Write the data out again exactly, with no pictures.

start INFORMATION SHOWN

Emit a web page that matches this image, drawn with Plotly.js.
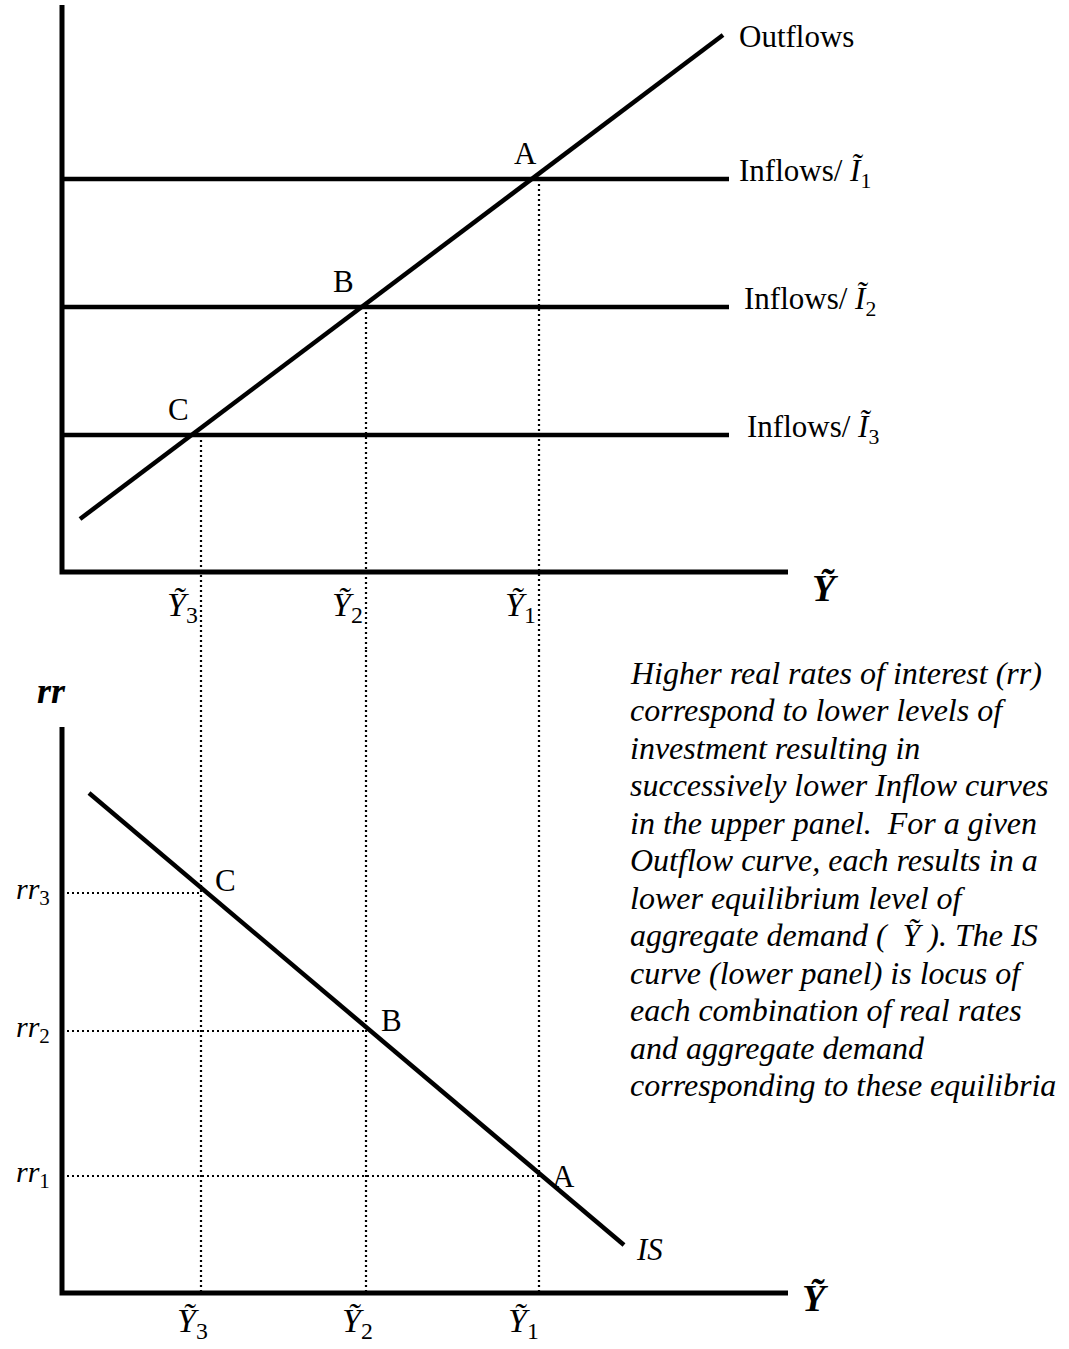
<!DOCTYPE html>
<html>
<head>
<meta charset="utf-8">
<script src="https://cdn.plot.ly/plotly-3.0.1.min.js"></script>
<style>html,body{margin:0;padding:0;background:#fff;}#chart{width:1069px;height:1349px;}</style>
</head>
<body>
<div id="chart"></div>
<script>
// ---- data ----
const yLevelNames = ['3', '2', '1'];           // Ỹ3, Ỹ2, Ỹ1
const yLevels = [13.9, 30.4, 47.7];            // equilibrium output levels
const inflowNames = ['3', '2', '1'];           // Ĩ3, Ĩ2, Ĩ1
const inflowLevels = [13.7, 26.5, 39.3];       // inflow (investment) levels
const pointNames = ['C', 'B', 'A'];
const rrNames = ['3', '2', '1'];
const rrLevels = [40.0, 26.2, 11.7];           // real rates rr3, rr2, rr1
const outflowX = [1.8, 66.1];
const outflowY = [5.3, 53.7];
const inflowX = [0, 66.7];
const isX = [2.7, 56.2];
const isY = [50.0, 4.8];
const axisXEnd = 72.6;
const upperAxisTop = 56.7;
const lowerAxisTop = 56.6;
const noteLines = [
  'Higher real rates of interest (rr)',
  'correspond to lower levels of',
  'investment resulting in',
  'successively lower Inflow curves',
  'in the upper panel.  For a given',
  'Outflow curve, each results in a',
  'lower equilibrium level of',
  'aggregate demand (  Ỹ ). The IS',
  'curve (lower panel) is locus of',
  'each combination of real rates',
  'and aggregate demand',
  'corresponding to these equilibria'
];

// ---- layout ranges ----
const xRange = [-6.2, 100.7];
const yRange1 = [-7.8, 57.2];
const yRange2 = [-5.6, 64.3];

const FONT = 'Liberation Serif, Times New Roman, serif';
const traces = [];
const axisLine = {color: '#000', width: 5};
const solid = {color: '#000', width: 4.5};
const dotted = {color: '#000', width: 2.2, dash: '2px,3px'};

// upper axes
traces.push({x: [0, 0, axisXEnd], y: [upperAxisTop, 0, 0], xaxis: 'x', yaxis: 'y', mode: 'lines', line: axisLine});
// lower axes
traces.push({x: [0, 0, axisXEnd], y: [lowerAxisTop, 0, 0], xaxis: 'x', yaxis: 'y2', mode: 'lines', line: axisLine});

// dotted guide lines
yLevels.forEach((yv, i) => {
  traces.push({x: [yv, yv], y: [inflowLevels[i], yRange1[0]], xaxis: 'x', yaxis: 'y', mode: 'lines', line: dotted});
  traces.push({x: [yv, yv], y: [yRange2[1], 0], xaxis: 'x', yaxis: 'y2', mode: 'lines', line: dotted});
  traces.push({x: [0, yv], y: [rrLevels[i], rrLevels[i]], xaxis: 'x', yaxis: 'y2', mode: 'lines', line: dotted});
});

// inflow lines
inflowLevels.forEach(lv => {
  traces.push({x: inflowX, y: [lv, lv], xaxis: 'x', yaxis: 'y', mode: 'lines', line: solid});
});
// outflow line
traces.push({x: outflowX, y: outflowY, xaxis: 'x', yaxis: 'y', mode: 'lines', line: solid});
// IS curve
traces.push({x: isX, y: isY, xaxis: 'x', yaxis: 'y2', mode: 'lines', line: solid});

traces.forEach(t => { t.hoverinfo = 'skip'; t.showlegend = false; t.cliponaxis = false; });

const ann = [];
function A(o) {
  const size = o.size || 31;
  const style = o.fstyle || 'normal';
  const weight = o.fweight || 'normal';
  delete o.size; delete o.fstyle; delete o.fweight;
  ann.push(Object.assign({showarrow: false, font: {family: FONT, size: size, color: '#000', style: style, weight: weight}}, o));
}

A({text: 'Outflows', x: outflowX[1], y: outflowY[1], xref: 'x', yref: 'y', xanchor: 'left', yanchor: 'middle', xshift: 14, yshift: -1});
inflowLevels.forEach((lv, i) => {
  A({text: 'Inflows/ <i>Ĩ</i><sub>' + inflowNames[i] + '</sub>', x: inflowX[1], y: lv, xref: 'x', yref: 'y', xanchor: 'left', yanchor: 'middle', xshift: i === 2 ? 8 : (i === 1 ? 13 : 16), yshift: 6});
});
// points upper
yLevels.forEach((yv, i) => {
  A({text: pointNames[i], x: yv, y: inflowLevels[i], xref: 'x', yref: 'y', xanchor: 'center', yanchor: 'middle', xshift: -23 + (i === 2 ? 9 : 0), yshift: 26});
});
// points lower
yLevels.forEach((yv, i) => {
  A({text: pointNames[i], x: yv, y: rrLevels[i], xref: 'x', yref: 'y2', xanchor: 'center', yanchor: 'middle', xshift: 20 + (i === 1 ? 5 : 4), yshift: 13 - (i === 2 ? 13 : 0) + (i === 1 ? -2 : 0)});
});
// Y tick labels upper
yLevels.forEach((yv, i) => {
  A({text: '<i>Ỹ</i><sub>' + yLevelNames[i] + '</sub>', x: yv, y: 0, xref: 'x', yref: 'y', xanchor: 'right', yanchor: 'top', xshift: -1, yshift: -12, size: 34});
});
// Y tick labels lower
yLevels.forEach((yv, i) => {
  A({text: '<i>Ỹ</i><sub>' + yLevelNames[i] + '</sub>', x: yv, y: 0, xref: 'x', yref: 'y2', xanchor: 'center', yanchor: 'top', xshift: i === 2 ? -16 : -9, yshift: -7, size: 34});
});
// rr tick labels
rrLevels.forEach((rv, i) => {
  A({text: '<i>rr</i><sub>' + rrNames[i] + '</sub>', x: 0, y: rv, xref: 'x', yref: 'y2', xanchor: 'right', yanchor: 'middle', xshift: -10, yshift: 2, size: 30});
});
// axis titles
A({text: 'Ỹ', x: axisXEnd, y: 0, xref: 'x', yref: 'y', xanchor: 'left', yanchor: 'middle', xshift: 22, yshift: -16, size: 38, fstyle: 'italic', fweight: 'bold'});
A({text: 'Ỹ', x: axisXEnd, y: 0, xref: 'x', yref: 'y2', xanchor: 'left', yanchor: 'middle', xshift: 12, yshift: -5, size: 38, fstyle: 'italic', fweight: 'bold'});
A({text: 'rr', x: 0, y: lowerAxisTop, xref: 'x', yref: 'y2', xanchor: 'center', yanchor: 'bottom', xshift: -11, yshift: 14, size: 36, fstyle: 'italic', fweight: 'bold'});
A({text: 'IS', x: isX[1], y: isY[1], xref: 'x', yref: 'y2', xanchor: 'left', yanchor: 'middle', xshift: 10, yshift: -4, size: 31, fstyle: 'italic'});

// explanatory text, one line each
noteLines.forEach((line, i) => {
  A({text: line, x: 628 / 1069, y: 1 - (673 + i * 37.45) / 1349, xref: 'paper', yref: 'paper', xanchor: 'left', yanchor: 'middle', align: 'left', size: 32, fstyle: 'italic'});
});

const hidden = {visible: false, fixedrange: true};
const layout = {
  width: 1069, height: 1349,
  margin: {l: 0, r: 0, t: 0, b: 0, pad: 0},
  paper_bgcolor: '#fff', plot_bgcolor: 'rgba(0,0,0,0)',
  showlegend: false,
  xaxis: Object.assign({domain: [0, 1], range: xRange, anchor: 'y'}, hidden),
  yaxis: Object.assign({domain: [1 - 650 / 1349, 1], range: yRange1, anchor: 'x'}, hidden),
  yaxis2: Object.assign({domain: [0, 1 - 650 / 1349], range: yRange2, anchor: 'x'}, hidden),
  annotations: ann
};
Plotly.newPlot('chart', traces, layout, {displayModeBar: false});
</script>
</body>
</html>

end INFORMATION SHOWN

COMPLETE RESPONSE
Emit a web page that matches this image, drawn with Plotly.js.
<!DOCTYPE html>
<html>
<head>
<meta charset="utf-8">
<script src="https://cdn.plot.ly/plotly-3.0.1.min.js"></script>
<style>html,body{margin:0;padding:0;background:#fff;}#chart{width:1069px;height:1349px;}</style>
</head>
<body>
<div id="chart"></div>
<script>
// ---- data ----
const yLevelNames = ['3', '2', '1'];           // Ỹ3, Ỹ2, Ỹ1
const yLevels = [13.9, 30.4, 47.7];            // equilibrium output levels
const inflowNames = ['3', '2', '1'];           // Ĩ3, Ĩ2, Ĩ1
const inflowLevels = [13.7, 26.5, 39.3];       // inflow (investment) levels
const pointNames = ['C', 'B', 'A'];
const rrNames = ['3', '2', '1'];
const rrLevels = [40.0, 26.2, 11.7];           // real rates rr3, rr2, rr1
const outflowX = [1.8, 66.1];
const outflowY = [5.3, 53.7];
const inflowX = [0, 66.7];
const isX = [2.7, 56.2];
const isY = [50.0, 4.8];
const axisXEnd = 72.6;
const upperAxisTop = 56.7;
const lowerAxisTop = 56.6;
const noteLines = [
  'Higher real rates of interest (rr)',
  'correspond to lower levels of',
  'investment resulting in',
  'successively lower Inflow curves',
  'in the upper panel.  For a given',
  'Outflow curve, each results in a',
  'lower equilibrium level of',
  'aggregate demand (  Ỹ ). The IS',
  'curve (lower panel) is locus of',
  'each combination of real rates',
  'and aggregate demand',
  'corresponding to these equilibria'
];

// ---- layout ranges ----
const xRange = [-6.2, 100.7];
const yRange1 = [-7.8, 57.2];
const yRange2 = [-5.6, 64.3];

const FONT = 'Liberation Serif, Times New Roman, serif';
const traces = [];
const axisLine = {color: '#000', width: 5};
const solid = {color: '#000', width: 4.5};
const dotted = {color: '#000', width: 2.2, dash: '2px,3px'};

// upper axes
traces.push({x: [0, 0, axisXEnd], y: [upperAxisTop, 0, 0], xaxis: 'x', yaxis: 'y', mode: 'lines', line: axisLine});
// lower axes
traces.push({x: [0, 0, axisXEnd], y: [lowerAxisTop, 0, 0], xaxis: 'x', yaxis: 'y2', mode: 'lines', line: axisLine});

// dotted guide lines
yLevels.forEach((yv, i) => {
  traces.push({x: [yv, yv], y: [inflowLevels[i], yRange1[0]], xaxis: 'x', yaxis: 'y', mode: 'lines', line: dotted});
  traces.push({x: [yv, yv], y: [yRange2[1], 0], xaxis: 'x', yaxis: 'y2', mode: 'lines', line: dotted});
  traces.push({x: [0, yv], y: [rrLevels[i], rrLevels[i]], xaxis: 'x', yaxis: 'y2', mode: 'lines', line: dotted});
});

// inflow lines
inflowLevels.forEach(lv => {
  traces.push({x: inflowX, y: [lv, lv], xaxis: 'x', yaxis: 'y', mode: 'lines', line: solid});
});
// outflow line
traces.push({x: outflowX, y: outflowY, xaxis: 'x', yaxis: 'y', mode: 'lines', line: solid});
// IS curve
traces.push({x: isX, y: isY, xaxis: 'x', yaxis: 'y2', mode: 'lines', line: solid});

traces.forEach(t => { t.hoverinfo = 'skip'; t.showlegend = false; t.cliponaxis = false; });

const ann = [];
function A(o) {
  const size = o.size || 31;
  const style = o.fstyle || 'normal';
  const weight = o.fweight || 'normal';
  delete o.size; delete o.fstyle; delete o.fweight;
  ann.push(Object.assign({showarrow: false, font: {family: FONT, size: size, color: '#000', style: style, weight: weight}}, o));
}

A({text: 'Outflows', x: outflowX[1], y: outflowY[1], xref: 'x', yref: 'y', xanchor: 'left', yanchor: 'middle', xshift: 14, yshift: -1});
inflowLevels.forEach((lv, i) => {
  A({text: 'Inflows/ <i>Ĩ</i><sub>' + inflowNames[i] + '</sub>', x: inflowX[1], y: lv, xref: 'x', yref: 'y', xanchor: 'left', yanchor: 'middle', xshift: i === 2 ? 8 : (i === 1 ? 13 : 16), yshift: 6});
});
// points upper
yLevels.forEach((yv, i) => {
  A({text: pointNames[i], x: yv, y: inflowLevels[i], xref: 'x', yref: 'y', xanchor: 'center', yanchor: 'middle', xshift: -23 + (i === 2 ? 9 : 0), yshift: 26});
});
// points lower
yLevels.forEach((yv, i) => {
  A({text: pointNames[i], x: yv, y: rrLevels[i], xref: 'x', yref: 'y2', xanchor: 'center', yanchor: 'middle', xshift: 20 + (i === 1 ? 5 : 4), yshift: 13 - (i === 2 ? 13 : 0) + (i === 1 ? -2 : 0)});
});
// Y tick labels upper
yLevels.forEach((yv, i) => {
  A({text: '<i>Ỹ</i><sub>' + yLevelNames[i] + '</sub>', x: yv, y: 0, xref: 'x', yref: 'y', xanchor: 'right', yanchor: 'top', xshift: -1, yshift: -12, size: 34});
});
// Y tick labels lower
yLevels.forEach((yv, i) => {
  A({text: '<i>Ỹ</i><sub>' + yLevelNames[i] + '</sub>', x: yv, y: 0, xref: 'x', yref: 'y2', xanchor: 'center', yanchor: 'top', xshift: i === 2 ? -16 : -9, yshift: -7, size: 34});
});
// rr tick labels
rrLevels.forEach((rv, i) => {
  A({text: '<i>rr</i><sub>' + rrNames[i] + '</sub>', x: 0, y: rv, xref: 'x', yref: 'y2', xanchor: 'right', yanchor: 'middle', xshift: -10, yshift: 2, size: 30});
});
// axis titles
A({text: 'Ỹ', x: axisXEnd, y: 0, xref: 'x', yref: 'y', xanchor: 'left', yanchor: 'middle', xshift: 22, yshift: -16, size: 38, fstyle: 'italic', fweight: 'bold'});
A({text: 'Ỹ', x: axisXEnd, y: 0, xref: 'x', yref: 'y2', xanchor: 'left', yanchor: 'middle', xshift: 12, yshift: -5, size: 38, fstyle: 'italic', fweight: 'bold'});
A({text: 'rr', x: 0, y: lowerAxisTop, xref: 'x', yref: 'y2', xanchor: 'center', yanchor: 'bottom', xshift: -11, yshift: 14, size: 36, fstyle: 'italic', fweight: 'bold'});
A({text: 'IS', x: isX[1], y: isY[1], xref: 'x', yref: 'y2', xanchor: 'left', yanchor: 'middle', xshift: 10, yshift: -4, size: 31, fstyle: 'italic'});

// explanatory text, one line each
noteLines.forEach((line, i) => {
  A({text: line, x: 628 / 1069, y: 1 - (673 + i * 37.45) / 1349, xref: 'paper', yref: 'paper', xanchor: 'left', yanchor: 'middle', align: 'left', size: 32, fstyle: 'italic'});
});

const hidden = {visible: false, fixedrange: true};
const layout = {
  width: 1069, height: 1349,
  margin: {l: 0, r: 0, t: 0, b: 0, pad: 0},
  paper_bgcolor: '#fff', plot_bgcolor: 'rgba(0,0,0,0)',
  showlegend: false,
  xaxis: Object.assign({domain: [0, 1], range: xRange, anchor: 'y'}, hidden),
  yaxis: Object.assign({domain: [1 - 650 / 1349, 1], range: yRange1, anchor: 'x'}, hidden),
  yaxis2: Object.assign({domain: [0, 1 - 650 / 1349], range: yRange2, anchor: 'x'}, hidden),
  annotations: ann
};
Plotly.newPlot('chart', traces, layout, {displayModeBar: false});
</script>
</body>
</html>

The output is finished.